Tuesday, June 10, 2008

Relativity


So the poop thing is going really well. Really well. Much better than I could have imagined. However, the stress of it, or at least what I think is the stress of it, is making itself known. It could be that bubs is sensitive to all the changes going on in his little life right now. He is practicing for preschool graduation, he knows he is leaving his aba school and he knows that kindy is around the corner. Add that to the fact that his aba school is riding him a little hard these days, in prep for the changes, thrown in with the potty changes and I think we have a stressed out little child. It's been a tough week for us.

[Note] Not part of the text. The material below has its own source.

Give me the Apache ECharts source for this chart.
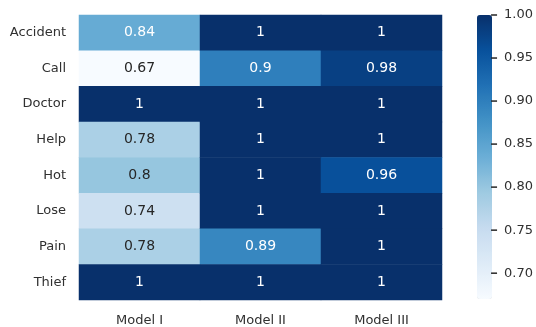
<!DOCTYPE html>
<html>
<head>
<meta charset="utf-8">
<script src="https://cdn.jsdelivr.net/npm/echarts@6/dist/echarts.min.js"></script>
<style>
  html, body { margin: 0; padding: 0; background: #fff; }
  #chart { width: 536px; height: 327px; }
</style>
</head>
<body>
<div id="chart"></div>
<script>
// Categories
const rowNames = ['Accident', 'Call', 'Doctor', 'Help', 'Hot', 'Lose', 'Pain', 'Thief'];
const modelNames = ['Model I', 'Model II', 'Model III'];

// Scores per model (one entry per row)
const modelI   = [0.84, 0.67, 1, 0.78, 0.8, 0.74, 0.78, 1];
const modelII  = [1, 0.9, 1, 1, 1, 1, 0.89, 1];
const modelIII = [1, 0.98, 1, 1, 0.96, 1, 1, 1];

// Colour bar range and tick labels
const scaleMin = 0.67;
const scaleMax = 1.0;
const barTicks = [0.70, 0.75, 0.80, 0.85, 0.90, 0.95, 1.00];

// Sequential "Blues" palette anchors
const blues = ['#f7fbff', '#deebf7', '#c6dbef', '#9ecae1', '#6baed6',
               '#4292c6', '#2171b5', '#08519c', '#08306b'];

function hexToRgb(h) {
  return [parseInt(h.slice(1, 3), 16), parseInt(h.slice(3, 5), 16), parseInt(h.slice(5, 7), 16)];
}
function colourAt(v) {
  let t = (v - scaleMin) / (scaleMax - scaleMin);
  t = Math.max(0, Math.min(1, t));
  const p = t * (blues.length - 1);
  const i = Math.min(Math.floor(p), blues.length - 2);
  const f = p - i;
  const a = hexToRgb(blues[i]), b = hexToRgb(blues[i + 1]);
  return a.map((c, k) => c + (b[k] - c) * f);
}
function luminance(rgb) {
  const lin = rgb.map(c => {
    c /= 255;
    return c <= 0.03928 ? c / 12.92 : Math.pow((c + 0.055) / 1.055, 2.4);
  });
  return 0.2126 * lin[0] + 0.7152 * lin[1] + 0.0722 * lin[2];
}

const columns = [modelI, modelII, modelIII];
const cells = [];
columns.forEach((col, x) => {
  col.forEach((v, y) => {
    const light = luminance(colourAt(v)) > 0.408;
    cells.push({
      value: [x, y, v],
      label: { color: light ? '#262626' : '#ffffff' }
    });
  });
});

const font = 'DejaVu Sans';
const textGrey = '#303030';
const chart = echarts.init(document.getElementById('chart'), null, { renderer: 'canvas' });

chart.setOption({
  animation: false,
  backgroundColor: '#ffffff',
  grid: [
    // heatmap
    { left: 79, right: 94, top: 15, bottom: 27 },
    // colour-bar scale
    { left: 477, width: 15, top: 15, bottom: 28 }
  ],
  xAxis: [
    {
      gridIndex: 0,
      type: 'category',
      data: modelNames,
      position: 'bottom',
      axisLine: { show: false },
      axisTick: { show: false },
      axisLabel: { margin: 14, fontFamily: font, fontSize: 13, color: textGrey },
      splitLine: { show: false }
    },
    { gridIndex: 1, type: 'value', min: 0, max: 1, show: false }
  ],
  yAxis: [
    {
      gridIndex: 0,
      type: 'category',
      data: rowNames,
      inverse: true,
      axisLine: { show: false },
      axisTick: { show: false },
      axisLabel: { margin: 13, fontFamily: font, fontSize: 13, color: textGrey },
      splitLine: { show: false }
    },
    {
      gridIndex: 1,
      type: 'value',
      position: 'right',
      min: scaleMin,
      max: scaleMax,
      axisLine: { show: false, onZero: false },
      axisTick: { show: false, customValues: barTicks },
      axisLabel: {
        show: true,
        margin: 13,
        customValues: barTicks,
        formatter: v => v.toFixed(2),
        fontFamily: font,
        fontSize: 13,
        color: textGrey
      },
      splitLine: { show: false }
    }
  ],
  visualMap: {
    type: 'continuous',
    seriesIndex: 0,
    min: scaleMin,
    max: scaleMax,
    dimension: 2,
    calculable: false,
    realtime: false,
    orient: 'vertical',
    left: 477,
    top: 15,
    itemWidth: 15,
    itemHeight: 284,
    padding: 0,
    text: null,
    showLabel: false,
    inRange: { color: blues }
  },
  series: [
    {
      type: 'heatmap',
      xAxisIndex: 0,
      yAxisIndex: 0,
      data: cells,
      itemStyle: { borderWidth: 0 },
      label: {
        show: true,
        fontFamily: font,
        fontSize: 14,
        formatter: p => String(p.value[2])
      },
      emphasis: { disabled: true }
    }
  ]
});

// Colour-bar tick marks, placed through the colour-bar axes
const barEdge = chart.convertToPixel({ xAxisIndex: 1 }, 1);
const tickMarks = barTicks.map(v => {
  const y = chart.convertToPixel({ yAxisIndex: 1 }, v);
  return {
    type: 'line',
    z: 100,
    shape: { x1: barEdge, y1: y, x2: barEdge + 6, y2: y },
    style: { stroke: '#262626', lineWidth: 1.5 }
  };
});
chart.setOption({ graphic: tickMarks });
</script>
</body>
</html>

Our conversations go a little like this.... bubs: 'can I have shark bites' (aka 'fruit snacks, aka cavity inducing, hf corn syrup, red dye #40 crap for breakfast)....me:'no, not for breakfast, you can have...(insert list of wonderful choices here)'....bubs: 'YES, I SAID SHARK BITES...growling, yelling screaming....'. This is pretty much how every interaction between us went, and you can add in some more rudeness, on his part, and a little hitting and scratching thrown in for good measure. We don't spank around here, and I never really did the time out thing. I find myself staring blankly at the little dictator wondering what Supernanny would do. Funny, I used to watch that show and look at those poor, weak, parents and think, 'ha, they need a behavioral support plan'...and yeah, I would think I was superior because my kid never behaved like their monsters. 'Ha, they need a naughty chair, we don't need a naughty chair... We have planned ignoring', I presumed. Well, planned ignoring, where are you now?


Granted, the fact that we are even having these headbutting sessions are amazing. From what I hear, this is somewhat typical. The mental sparring going on here is certainly taxing, but I guess taxing in a good way. My husband thinks that you can reason with a tantruming almost five year old. I love when he comes home while I am attempting to wash bubs' hair. I am covered in water, and muttering to myself while bubs is in the tub crying. He had the nerve to tell me, 'Just tell him he can't do that'. Wow, that's a great idea, I think I'll try that next time.

Monday, June 2, 2008

It's my 100th Post

I had big plans for this post. I really did. But those plans fizzled yesterday morning when bubs came up to me while I was sewing, rubbing his head, telling me 'my head is failed, mom'. 'What?', I said. 'It's failed, my head is failed', he said again, in a sad kind of way. So I figured he had a headache. The day before we went to the skankiest burger king I have ever been in. It was gee -ross. My friend Mary met us there, she carries bleach with her at all times, and even that wasn't enough to wipe away the skeeviness that surrounded us. So yeah, bubs' head failed due to the germ pit I exposed him to the day before. It was confirmed when my friend Mary called me up shortly after and told me her son requested that band aids be put on his ears. Our children are a very poetic bunch.
I get very anxious when my son gets sick. Un-naturally anxious. It kills me. I stress out about how he is feeling, what could be wrong, do you think it's strep, oh no not strep, I can't make him take those damn antibiotics, oh no... should I send him to school? Do I call the bus driver.... do you get the picture? I freak out.
So I kept bubs home today. He seemed to be ok, just a little congested, no fever, but not really cool as a cucumber either. He seemed to develop a 'head failing test' that he showed me. He happily shook his head back and forth, and smiled and said 'see, my head isn't failing anymore'. Who needs thermometers?
At any rate, I am going to have my 100th post celebration at another time. It will be a surprise.